Do reszty - raczej nie dałabym Selket roli jakiegoś przywódcy duchowego, raczej nie zrobiłabym z Gwyn Telewizji-gwiazdeczki, raczej nie przekonałabym Squirel do grania którąś z perfidnych bogini, raczej nie wcisnęłabym Słowikowi mordercy innych bogów... Wy wybieracie. Ja tylko rozstrzygam spory.
I postaram się nie zaszufladkować
Andrzej, określę to tak: nic nie stoi w miejscu, więc te archetypy są tylko matrycą, na którą nakładacie, jak się dana postać przez pewne wydarzenia mogła zmienić. To wy kreujecie swoich bogów/ludzi, tylko w oparciu o podane dane. Ne.

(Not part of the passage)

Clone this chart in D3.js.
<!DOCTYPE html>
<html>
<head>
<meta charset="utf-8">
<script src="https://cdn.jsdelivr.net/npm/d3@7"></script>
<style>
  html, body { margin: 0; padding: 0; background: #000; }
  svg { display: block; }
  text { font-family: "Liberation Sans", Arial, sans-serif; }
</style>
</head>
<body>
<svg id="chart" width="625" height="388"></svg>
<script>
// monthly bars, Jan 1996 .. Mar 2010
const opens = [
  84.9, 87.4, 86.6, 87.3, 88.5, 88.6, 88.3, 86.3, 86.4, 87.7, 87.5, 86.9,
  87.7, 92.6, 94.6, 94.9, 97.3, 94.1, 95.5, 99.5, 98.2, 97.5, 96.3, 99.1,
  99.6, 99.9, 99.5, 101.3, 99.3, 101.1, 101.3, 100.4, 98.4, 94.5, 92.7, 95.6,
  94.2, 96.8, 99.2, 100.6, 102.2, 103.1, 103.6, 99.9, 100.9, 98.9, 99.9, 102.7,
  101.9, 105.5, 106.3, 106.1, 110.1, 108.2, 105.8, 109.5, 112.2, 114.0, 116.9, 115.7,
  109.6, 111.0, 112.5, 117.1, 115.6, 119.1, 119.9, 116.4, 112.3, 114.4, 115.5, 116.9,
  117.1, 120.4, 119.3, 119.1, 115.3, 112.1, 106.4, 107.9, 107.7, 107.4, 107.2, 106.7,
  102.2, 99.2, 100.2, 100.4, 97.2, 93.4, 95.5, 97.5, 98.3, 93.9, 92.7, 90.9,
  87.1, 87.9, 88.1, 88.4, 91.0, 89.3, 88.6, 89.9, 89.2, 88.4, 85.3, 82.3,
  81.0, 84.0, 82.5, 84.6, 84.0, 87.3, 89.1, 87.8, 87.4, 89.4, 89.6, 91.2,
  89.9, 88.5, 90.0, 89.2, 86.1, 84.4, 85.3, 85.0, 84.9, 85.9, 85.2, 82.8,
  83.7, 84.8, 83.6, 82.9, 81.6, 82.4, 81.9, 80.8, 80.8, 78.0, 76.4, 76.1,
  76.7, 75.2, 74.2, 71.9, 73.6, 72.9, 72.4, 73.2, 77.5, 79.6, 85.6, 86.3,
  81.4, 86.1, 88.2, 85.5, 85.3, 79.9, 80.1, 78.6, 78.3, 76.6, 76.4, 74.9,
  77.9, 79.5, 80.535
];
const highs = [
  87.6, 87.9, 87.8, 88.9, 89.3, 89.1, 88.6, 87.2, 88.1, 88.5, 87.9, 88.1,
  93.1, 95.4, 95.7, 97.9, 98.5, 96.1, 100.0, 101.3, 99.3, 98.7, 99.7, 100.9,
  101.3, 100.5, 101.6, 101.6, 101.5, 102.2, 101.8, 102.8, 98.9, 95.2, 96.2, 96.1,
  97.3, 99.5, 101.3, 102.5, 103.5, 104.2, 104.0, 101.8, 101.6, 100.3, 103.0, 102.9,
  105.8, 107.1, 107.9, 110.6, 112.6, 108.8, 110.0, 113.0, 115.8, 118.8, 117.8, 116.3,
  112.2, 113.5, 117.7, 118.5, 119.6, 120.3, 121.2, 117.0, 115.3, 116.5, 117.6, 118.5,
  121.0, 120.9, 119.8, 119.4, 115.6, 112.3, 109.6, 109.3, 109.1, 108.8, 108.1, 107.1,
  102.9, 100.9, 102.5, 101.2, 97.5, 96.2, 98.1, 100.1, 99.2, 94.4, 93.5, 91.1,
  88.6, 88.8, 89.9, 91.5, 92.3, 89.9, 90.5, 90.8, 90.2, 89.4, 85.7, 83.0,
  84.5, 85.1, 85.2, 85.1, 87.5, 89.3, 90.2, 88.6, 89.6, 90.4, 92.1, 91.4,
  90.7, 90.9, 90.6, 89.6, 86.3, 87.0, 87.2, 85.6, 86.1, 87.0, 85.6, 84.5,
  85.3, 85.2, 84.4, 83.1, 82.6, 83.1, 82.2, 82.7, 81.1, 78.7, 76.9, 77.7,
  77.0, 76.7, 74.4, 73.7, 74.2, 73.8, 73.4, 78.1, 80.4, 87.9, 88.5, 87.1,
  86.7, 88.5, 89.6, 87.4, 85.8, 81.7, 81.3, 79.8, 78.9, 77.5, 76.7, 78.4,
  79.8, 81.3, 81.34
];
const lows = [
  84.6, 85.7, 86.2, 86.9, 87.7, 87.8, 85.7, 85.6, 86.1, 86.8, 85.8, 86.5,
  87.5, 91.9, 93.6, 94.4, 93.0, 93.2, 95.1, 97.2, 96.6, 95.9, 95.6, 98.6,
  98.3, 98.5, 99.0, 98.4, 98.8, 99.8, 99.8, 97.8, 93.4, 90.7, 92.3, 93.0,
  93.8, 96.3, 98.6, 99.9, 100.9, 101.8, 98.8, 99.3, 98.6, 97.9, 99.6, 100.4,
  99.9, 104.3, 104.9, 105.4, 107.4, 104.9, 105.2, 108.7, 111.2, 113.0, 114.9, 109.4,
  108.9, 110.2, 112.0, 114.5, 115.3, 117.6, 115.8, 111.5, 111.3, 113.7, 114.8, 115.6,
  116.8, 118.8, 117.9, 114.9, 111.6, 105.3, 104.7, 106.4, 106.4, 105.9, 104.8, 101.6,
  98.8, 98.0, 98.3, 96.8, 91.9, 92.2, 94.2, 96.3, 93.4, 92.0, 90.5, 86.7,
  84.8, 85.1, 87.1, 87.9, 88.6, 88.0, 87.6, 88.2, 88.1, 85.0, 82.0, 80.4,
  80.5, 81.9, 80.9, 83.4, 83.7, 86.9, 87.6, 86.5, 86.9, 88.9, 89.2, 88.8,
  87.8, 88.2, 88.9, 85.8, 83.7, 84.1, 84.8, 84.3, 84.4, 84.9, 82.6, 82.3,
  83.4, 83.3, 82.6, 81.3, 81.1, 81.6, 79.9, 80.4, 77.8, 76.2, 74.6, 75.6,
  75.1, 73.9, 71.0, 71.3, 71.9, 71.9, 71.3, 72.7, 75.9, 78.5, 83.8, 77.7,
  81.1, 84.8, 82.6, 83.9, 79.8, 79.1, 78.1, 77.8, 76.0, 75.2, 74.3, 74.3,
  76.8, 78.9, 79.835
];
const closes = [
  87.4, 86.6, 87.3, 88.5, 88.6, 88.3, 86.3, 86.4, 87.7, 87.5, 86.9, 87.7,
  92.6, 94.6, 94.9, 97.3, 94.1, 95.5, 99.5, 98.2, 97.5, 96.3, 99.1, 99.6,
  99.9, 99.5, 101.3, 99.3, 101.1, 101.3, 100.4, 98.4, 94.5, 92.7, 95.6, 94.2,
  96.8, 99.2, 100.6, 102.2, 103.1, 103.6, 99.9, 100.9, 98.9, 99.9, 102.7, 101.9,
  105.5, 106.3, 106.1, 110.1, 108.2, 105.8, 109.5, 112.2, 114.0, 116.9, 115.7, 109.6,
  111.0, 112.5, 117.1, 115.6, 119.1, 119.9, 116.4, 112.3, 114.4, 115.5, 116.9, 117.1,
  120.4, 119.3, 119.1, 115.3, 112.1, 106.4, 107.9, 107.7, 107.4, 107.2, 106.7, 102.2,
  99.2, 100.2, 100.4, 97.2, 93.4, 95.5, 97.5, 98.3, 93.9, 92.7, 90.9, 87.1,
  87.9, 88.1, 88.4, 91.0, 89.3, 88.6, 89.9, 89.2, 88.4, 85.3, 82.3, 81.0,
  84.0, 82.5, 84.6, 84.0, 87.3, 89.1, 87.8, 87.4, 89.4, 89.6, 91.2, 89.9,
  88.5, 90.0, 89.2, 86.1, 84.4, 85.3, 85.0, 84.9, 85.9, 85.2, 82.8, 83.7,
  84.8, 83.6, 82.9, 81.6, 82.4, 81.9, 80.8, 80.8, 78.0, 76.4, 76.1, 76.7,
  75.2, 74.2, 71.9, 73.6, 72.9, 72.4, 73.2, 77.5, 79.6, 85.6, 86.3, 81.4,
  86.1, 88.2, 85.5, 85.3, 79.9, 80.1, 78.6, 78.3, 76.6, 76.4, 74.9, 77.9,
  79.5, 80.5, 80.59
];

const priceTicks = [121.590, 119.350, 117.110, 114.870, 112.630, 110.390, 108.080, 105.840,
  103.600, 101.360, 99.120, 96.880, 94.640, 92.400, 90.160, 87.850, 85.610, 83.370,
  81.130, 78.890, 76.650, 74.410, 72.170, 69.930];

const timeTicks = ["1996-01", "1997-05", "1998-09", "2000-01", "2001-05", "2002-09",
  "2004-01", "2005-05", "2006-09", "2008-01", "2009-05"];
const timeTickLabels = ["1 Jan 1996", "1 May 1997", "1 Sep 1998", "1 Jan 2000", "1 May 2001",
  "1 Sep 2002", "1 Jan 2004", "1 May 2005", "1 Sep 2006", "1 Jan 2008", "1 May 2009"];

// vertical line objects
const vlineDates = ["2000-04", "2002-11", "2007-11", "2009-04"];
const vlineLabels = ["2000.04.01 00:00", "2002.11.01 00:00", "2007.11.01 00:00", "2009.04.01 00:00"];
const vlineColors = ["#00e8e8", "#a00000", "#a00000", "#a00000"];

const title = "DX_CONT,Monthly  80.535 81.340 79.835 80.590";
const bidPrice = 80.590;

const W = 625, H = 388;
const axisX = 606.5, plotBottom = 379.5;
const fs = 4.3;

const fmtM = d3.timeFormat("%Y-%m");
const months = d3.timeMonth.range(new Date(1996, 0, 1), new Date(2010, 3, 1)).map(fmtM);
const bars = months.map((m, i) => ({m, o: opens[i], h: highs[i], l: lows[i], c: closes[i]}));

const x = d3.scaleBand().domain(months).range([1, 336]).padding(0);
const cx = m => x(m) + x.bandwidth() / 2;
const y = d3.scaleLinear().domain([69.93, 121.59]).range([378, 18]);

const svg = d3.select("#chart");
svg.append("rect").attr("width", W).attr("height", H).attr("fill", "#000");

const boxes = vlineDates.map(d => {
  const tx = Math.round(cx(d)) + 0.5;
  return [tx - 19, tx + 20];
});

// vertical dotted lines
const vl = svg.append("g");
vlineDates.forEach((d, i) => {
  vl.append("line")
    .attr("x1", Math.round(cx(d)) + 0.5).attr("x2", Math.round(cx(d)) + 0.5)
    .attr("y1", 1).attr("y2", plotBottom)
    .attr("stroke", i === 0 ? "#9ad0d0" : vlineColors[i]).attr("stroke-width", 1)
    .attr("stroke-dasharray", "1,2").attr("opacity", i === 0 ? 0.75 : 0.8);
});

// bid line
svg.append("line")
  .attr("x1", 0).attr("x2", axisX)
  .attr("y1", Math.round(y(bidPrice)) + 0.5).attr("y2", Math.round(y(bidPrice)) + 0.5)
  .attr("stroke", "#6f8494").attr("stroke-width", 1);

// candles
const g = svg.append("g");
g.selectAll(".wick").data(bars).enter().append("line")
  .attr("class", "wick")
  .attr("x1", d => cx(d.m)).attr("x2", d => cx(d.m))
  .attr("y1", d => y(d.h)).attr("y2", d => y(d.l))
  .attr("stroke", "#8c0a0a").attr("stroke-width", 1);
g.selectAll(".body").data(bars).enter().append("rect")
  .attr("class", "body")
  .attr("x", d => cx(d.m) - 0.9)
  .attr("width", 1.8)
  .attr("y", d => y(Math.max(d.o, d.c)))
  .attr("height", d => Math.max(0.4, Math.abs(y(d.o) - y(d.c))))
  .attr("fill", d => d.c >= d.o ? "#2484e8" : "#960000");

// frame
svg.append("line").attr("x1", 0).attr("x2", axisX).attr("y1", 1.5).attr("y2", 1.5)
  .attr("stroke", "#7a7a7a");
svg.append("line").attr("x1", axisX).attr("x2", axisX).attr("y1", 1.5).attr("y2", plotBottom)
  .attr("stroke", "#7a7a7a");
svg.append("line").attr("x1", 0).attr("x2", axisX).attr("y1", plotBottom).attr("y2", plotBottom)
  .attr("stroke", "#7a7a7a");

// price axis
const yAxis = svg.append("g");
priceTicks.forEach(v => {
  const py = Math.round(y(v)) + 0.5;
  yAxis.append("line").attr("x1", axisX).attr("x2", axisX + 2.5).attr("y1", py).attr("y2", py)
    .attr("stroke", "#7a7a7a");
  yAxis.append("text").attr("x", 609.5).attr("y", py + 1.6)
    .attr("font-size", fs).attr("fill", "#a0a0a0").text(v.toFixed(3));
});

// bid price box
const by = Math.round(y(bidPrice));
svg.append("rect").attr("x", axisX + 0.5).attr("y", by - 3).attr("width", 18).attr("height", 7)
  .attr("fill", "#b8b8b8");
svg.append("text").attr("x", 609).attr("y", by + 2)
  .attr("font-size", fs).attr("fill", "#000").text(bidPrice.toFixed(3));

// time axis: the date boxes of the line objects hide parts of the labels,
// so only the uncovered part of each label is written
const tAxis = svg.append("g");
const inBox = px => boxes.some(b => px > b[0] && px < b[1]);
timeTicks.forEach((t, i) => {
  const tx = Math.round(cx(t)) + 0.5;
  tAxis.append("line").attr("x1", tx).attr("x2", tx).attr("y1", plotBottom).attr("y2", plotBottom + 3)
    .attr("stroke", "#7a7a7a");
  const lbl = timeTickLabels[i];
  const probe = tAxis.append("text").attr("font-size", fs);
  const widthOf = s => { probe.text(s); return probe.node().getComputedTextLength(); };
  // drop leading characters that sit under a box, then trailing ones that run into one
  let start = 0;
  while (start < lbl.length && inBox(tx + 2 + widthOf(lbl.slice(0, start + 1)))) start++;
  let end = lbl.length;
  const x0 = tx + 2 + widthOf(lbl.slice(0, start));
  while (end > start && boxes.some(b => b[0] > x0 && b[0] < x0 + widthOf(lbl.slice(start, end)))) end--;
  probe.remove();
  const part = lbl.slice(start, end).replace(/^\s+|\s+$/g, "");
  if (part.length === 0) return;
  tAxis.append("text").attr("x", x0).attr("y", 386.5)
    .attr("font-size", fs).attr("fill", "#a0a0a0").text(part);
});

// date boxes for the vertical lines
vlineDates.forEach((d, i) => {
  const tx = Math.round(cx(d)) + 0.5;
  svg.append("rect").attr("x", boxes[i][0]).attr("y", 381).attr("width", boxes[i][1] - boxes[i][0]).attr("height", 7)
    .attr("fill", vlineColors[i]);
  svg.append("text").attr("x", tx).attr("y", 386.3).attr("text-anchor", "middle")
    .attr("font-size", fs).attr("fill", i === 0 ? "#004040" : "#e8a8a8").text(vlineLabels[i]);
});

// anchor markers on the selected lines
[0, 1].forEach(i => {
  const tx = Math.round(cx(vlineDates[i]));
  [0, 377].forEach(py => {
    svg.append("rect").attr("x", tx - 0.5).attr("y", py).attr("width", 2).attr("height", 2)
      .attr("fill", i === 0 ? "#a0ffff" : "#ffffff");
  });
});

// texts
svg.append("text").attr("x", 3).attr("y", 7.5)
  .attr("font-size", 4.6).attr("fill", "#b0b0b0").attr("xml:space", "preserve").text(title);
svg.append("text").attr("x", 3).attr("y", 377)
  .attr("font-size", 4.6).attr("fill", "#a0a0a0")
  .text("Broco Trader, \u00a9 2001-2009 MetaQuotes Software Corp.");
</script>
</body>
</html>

Gwyn - ja np Słowikowi dała bym sympatyczną postać, żadnego sukinkota, a Biołemu.. nie, na pewno nie romantycznego kochanka Myślałam raczej o czymś innym
Hej, Heretyku! Masz ogień?!
Rzeczywistość budzi u mnie głęboki sprzeciw.
Całe szczęście, że rzeczywistość to coś, co przytrafia się innym.
(...)Zwłaszcza, że to są obrazki, a nie wierzę, żeby to właśnie tego gracze szukali w swoich postaciach.
OT: A czego jeszcze? To nie jest tak, że mamy odgrywać jakąś kombinację stereotypów/archetypów/innych podejrzanych typów?
Andrzeju, nigdy nie grałam z Tobą, więc nie wiem, czego Ty szukasz w postaci. Dla mnie to o czym tu mowa to "obrazek", oprawka, forma. Ja szukam jakichś elementów treściowych - nieważne, w jakiej oprawce. Nie zależy mi na "pięknej uwodzicielce", ale "postaci która musi dokonać trudnego,'epickiego' wyboru" i "bardzo tragiczno-dramatycznym wątku". I takie elementy chciałabym rozgrywać w różnych formach, żeby sobie przeżywać i się wczuwać. I o ile zaszufladkowanie mnie do takiej treści bynajmniej mi nie przeszkadza, to przypasowywanie wciąż do jednej formy jest męczące, bo nie możesz pokazać niczego nowego. A przynajmniej ja tak na to wszystko patrzę i właśnie tego szukam w LARPie.
"Nie ma żadnej drogi do szczęścia. To szczęście jest drogą." (Budda Siakjamuni)
Dziś znowu uchylenie odrobiny tajemnicy - plusy każdej z grup postaci. Ot tak, żeby zachęcić.
* Każdy ma swe zalety. Grając Starym Bogiem możesz poznać mitologię, świetnie się pobawić. Masz też jakiś cel w życiu postaci - przetrwanie. Chcesz wygrać tę nierówną walkę, znów oddychać powietrzem przepełnionym Twoją potęgą. A jeśli nie, to choć dalej istnieć. Żyć.
* Grając kimś ze Współczesnej Piątki tworzysz nowe bóstwo, kierując się delikatnymi tylko założeniami. Bóstwo, nie ukrywajmy, dosyć silne. "Pobaw się w boga, kreując boga" - mówiąc najprościej. Jak i w wypadku Starych Bogów, też zasiedlasz ludzkie ciało... Ale powiedzcie, ilu jest fanatyków starych religii, a ilu wierzy w moc współczesności? Może łatwiej będzie z waszym człowiekiem współpracować?
* Chcesz grać człowiekiem? Świetnie, nie czeka Cię "rozdwojenie jaźni" na człowieka i boga. Możesz pokazać, że tak "słabe" istoty tez mogą mieć cele i marzenia. Zaprezentuj determinację, jaką kierują się ludzie. Może pomożesz komuś? Pogrążysz? Pamiętaj, tu ważne jest słowo "wierzę". Nie nadużywaj go nadaremno...
I zapamiętajcie maila: opetaniboskoscia@gmail.com To na niego od jutra ślecie zgłoszenia.
___________________ Ostatnio zmodyfikowany przez Em 2009-03-03 07:09:34
Na skutek pewnych tarć, spięć i rozbieżności zdań rezygnuję z uczestnictwa w LARPie. Nie chcę, by z mojego powodu zabawa została zepsuta. Przepraszam wszystkich za zamieszanie, jakie wywołałem na forum, do następnego LARPa, mam nadzieję, że nie wzbudzę tylu kontrowersji.
"Próbujecie uwolnić smoka z rąk kobiety? To nie powinno być na odwrót?"